## [Work to do]
Print all of the entries exactly, minus the pictures.

** begin **

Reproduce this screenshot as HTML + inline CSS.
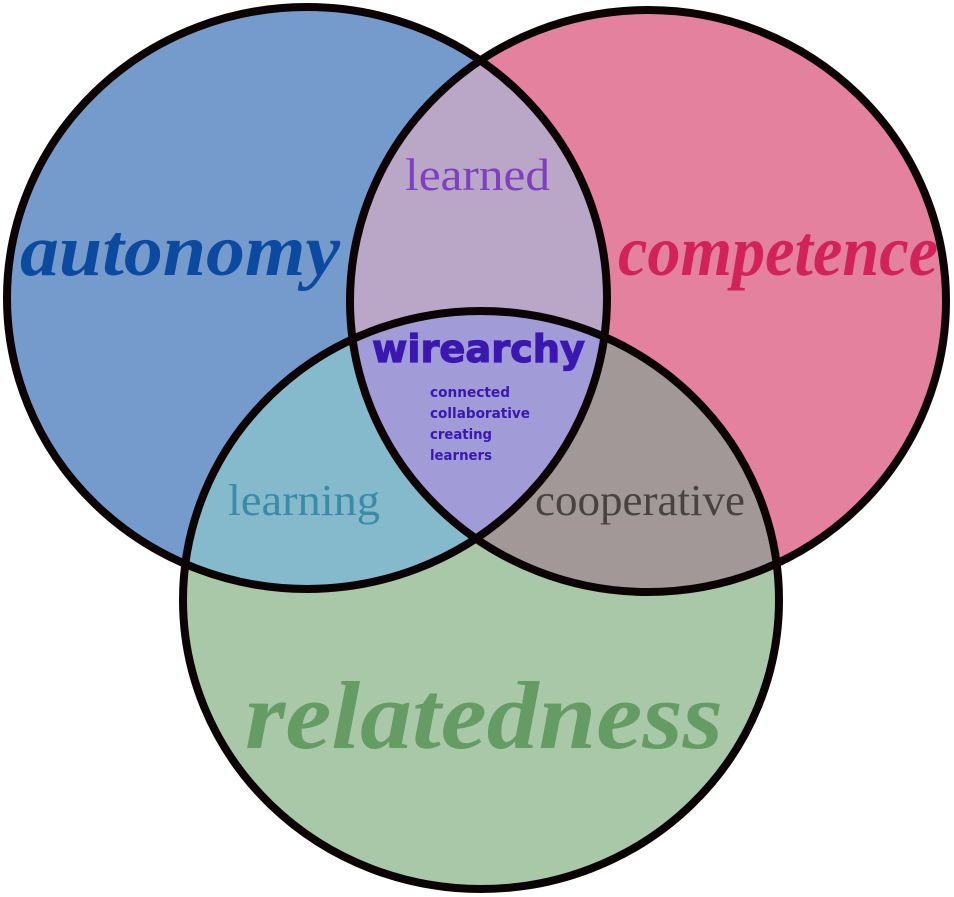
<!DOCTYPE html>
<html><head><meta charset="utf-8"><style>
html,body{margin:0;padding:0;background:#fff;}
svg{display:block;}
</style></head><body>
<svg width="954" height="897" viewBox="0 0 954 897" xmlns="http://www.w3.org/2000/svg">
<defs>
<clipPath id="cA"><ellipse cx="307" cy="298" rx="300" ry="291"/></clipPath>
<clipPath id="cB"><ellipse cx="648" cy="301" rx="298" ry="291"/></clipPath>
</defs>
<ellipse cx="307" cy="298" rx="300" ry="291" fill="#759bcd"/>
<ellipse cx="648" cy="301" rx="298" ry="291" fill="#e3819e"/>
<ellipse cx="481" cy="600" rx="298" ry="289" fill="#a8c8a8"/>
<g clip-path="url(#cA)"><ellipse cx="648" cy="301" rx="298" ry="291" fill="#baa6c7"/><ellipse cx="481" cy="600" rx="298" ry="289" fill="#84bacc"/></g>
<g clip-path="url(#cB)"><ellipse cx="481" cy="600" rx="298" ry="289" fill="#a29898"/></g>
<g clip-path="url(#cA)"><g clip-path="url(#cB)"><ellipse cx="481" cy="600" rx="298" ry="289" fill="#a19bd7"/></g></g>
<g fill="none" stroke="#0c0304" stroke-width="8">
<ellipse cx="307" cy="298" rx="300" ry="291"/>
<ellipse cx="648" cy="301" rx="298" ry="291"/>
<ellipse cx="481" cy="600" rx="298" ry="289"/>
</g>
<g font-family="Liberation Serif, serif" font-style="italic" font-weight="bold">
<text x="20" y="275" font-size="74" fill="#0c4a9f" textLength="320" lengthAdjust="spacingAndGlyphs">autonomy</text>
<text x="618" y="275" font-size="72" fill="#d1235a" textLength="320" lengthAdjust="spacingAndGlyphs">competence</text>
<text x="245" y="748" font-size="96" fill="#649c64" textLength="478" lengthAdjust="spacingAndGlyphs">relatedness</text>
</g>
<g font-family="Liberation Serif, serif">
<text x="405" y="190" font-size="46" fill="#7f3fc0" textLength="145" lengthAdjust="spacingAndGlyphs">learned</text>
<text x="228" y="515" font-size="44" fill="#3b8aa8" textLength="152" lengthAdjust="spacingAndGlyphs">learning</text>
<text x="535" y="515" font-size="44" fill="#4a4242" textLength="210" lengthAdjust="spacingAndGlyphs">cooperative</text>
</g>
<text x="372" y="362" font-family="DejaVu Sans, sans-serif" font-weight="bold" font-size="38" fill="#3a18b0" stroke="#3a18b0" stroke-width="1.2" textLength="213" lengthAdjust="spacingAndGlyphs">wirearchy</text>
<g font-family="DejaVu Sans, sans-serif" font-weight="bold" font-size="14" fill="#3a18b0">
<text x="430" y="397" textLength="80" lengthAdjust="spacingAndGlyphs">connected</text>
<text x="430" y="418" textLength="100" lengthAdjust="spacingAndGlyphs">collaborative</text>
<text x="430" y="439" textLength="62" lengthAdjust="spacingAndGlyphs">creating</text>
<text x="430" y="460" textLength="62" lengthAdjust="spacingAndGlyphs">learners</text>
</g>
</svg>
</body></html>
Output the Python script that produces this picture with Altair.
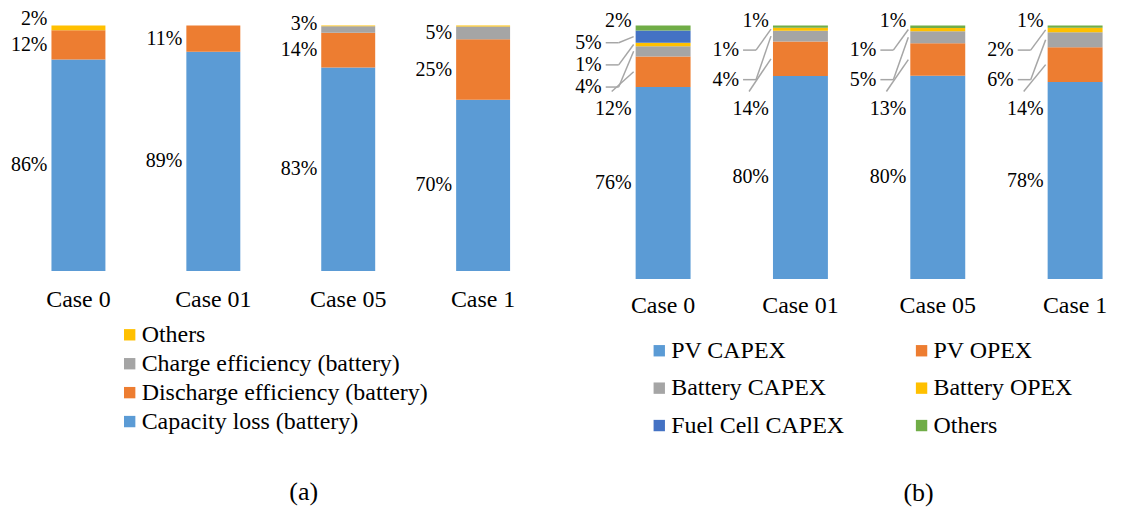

** end **

## [Task answer]
Reproduce this screenshot as HTML + inline CSS.
<!DOCTYPE html>
<html><head><meta charset="utf-8"><style>
html,body{margin:0;padding:0;background:#fff;}
svg{display:block;}
</style></head><body>
<svg width="954" height="897" viewBox="0 0 954 897" xmlns="http://www.w3.org/2000/svg">
<defs>
<clipPath id="cA"><ellipse cx="307" cy="298" rx="300" ry="291"/></clipPath>
<clipPath id="cB"><ellipse cx="648" cy="301" rx="298" ry="291"/></clipPath>
</defs>
<ellipse cx="307" cy="298" rx="300" ry="291" fill="#759bcd"/>
<ellipse cx="648" cy="301" rx="298" ry="291" fill="#e3819e"/>
<ellipse cx="481" cy="600" rx="298" ry="289" fill="#a8c8a8"/>
<g clip-path="url(#cA)"><ellipse cx="648" cy="301" rx="298" ry="291" fill="#baa6c7"/><ellipse cx="481" cy="600" rx="298" ry="289" fill="#84bacc"/></g>
<g clip-path="url(#cB)"><ellipse cx="481" cy="600" rx="298" ry="289" fill="#a29898"/></g>
<g clip-path="url(#cA)"><g clip-path="url(#cB)"><ellipse cx="481" cy="600" rx="298" ry="289" fill="#a19bd7"/></g></g>
<g fill="none" stroke="#0c0304" stroke-width="8">
<ellipse cx="307" cy="298" rx="300" ry="291"/>
<ellipse cx="648" cy="301" rx="298" ry="291"/>
<ellipse cx="481" cy="600" rx="298" ry="289"/>
</g>
<g font-family="Liberation Serif, serif" font-style="italic" font-weight="bold">
<text x="20" y="275" font-size="74" fill="#0c4a9f" textLength="320" lengthAdjust="spacingAndGlyphs">autonomy</text>
<text x="618" y="275" font-size="72" fill="#d1235a" textLength="320" lengthAdjust="spacingAndGlyphs">competence</text>
<text x="245" y="748" font-size="96" fill="#649c64" textLength="478" lengthAdjust="spacingAndGlyphs">relatedness</text>
</g>
<g font-family="Liberation Serif, serif">
<text x="405" y="190" font-size="46" fill="#7f3fc0" textLength="145" lengthAdjust="spacingAndGlyphs">learned</text>
<text x="228" y="515" font-size="44" fill="#3b8aa8" textLength="152" lengthAdjust="spacingAndGlyphs">learning</text>
<text x="535" y="515" font-size="44" fill="#4a4242" textLength="210" lengthAdjust="spacingAndGlyphs">cooperative</text>
</g>
<text x="372" y="362" font-family="DejaVu Sans, sans-serif" font-weight="bold" font-size="38" fill="#3a18b0" stroke="#3a18b0" stroke-width="1.2" textLength="213" lengthAdjust="spacingAndGlyphs">wirearchy</text>
<g font-family="DejaVu Sans, sans-serif" font-weight="bold" font-size="14" fill="#3a18b0">
<text x="430" y="397" textLength="80" lengthAdjust="spacingAndGlyphs">connected</text>
<text x="430" y="418" textLength="100" lengthAdjust="spacingAndGlyphs">collaborative</text>
<text x="430" y="439" textLength="62" lengthAdjust="spacingAndGlyphs">creating</text>
<text x="430" y="460" textLength="62" lengthAdjust="spacingAndGlyphs">learners</text>
</g>
</svg>
</body></html>
Output the Python script that produces this picture with Altair.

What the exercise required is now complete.